EPA officials say the standards are guidelines, not hard-and-fast targets that must be reached at every site. For example, regulators may decide that higher dioxin levels are acceptable when there is little chance of human contact.
The World health Organization says significant exposure to dioxin, which is present to widely varying degrees in soils, river sediments and some foods, can damage human reproductive and immune systems.
The WHO's cancer research arm, part of the National Institutes of Health and the EPA all have designated the most potent form of dioxin as a human carcinogen.

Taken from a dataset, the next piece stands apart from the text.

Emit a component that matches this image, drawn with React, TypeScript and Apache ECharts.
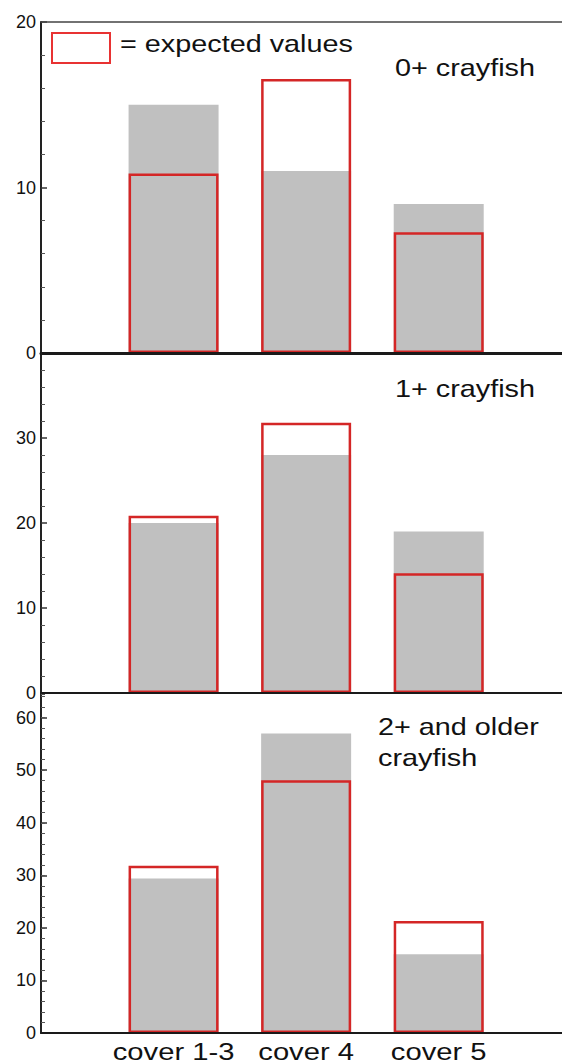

But the National Research Council recommended in 2006 that EPA conduct more research, noting that the agency's conclusion had relied on occupational and animal studies where doses are higher than those to which people typically would be exposed.
EPA's upcoming health risk assessment is expected to revisit the cancer issue.
The debate is playing out along the Tittabawassee and Saginaw rivers in Michigan, where sediments and floodplains were polluted last century with dioxin from a Dow plant in Midland.
The company acknowledges responsibility but has argued with regulators over what cleanup is necesssary.
Spokeswoman Mary Draves declined comment on the proposed standards and said the company wouldn't speculate on how they might affect the cleanup.
But Dow, a leading employer, has many supporters who doubt there is a serious threat.
"The process of cleaning up could cause more trouble than the dioxin itself," said Tittabawassee Township Supervisor Rick Hayes.
Signs along the rivers warn anglers to limit consumption of their catch because of dioxin and other contaminants. Even so, the village of Freeland holds a yearly walleye fishing tournament.
"The dioxin is real, it's pervasive, it's toxic," said Michelle Hurd Riddick, a member of a local environmental group called the Lone Tree Council. "But some people just want to look the other way."
Associated Press reporter Jim Salter in St. Louis contributed to this story.